Why then should you think that leveraged and inverse funds should be treated differently to any other fund or security? It would mark a significant and unjustified change to the SECs role in regulation over many decades.
While I accept that there is no market today that is free in the sense of being entirely unregulated, this type of regulation goes against the whole grain of freedom to make ones own investment decisions.
This proposed regulation would be a distinct discrimination against a fund which is leveraged. The whole market is leveraged when you take trading on margin into consideration. Why, therefore, should a leveraged fund investment require this sort of oversight? I certainly do not need a 3rd party examining my adequacy to trade or to even prevent me from trading with my preferred funds.

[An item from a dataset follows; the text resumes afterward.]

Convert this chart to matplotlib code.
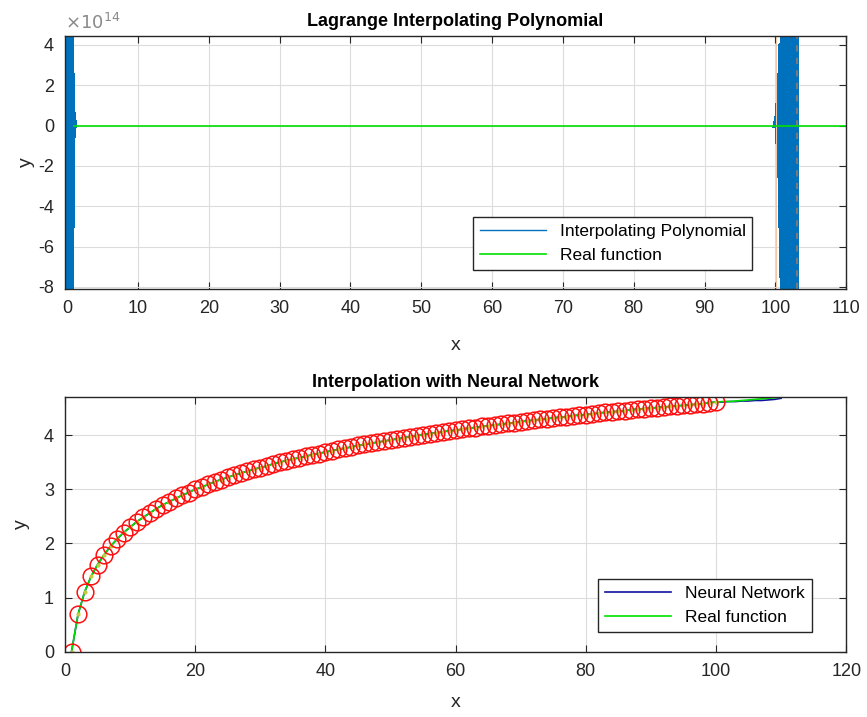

This proposed regulation would be a distinct discrimination against short trading. With much reduced short trading (which is the likely outcome of this proposal), the major function of the market, which is price discovery, would be much diminished. The short side is very important for providing a check on market falls because a short trader has to buy back to close a trade. The short traders are the ultimate supporters of the market. Reverse funds help to provide the overall integrity of the market.
Why has this regulation been proposed? What do you know that we dont or what do you fear? Are you anxious about being sued because the markets no longer have the integrity that they once had? The sheer weight of money from Government and Federal Reserve manipulations via bailouts and Quantitive Easing has never managed to prevent selloffs from time to time.
As always, timing is everything and the risk of getting the timing wrong is the same for all market participants. Trying to protect the one sector of traders, which is small and specialised and most likely more experienced than the regular long trade, seems a strange action on the part of the SEC. It suggests an ulterior motive. At a guess, that motive would be to get the short traders out of the market. That would be an incredibly foolish idea and help to create a very one-sided and dangerous market.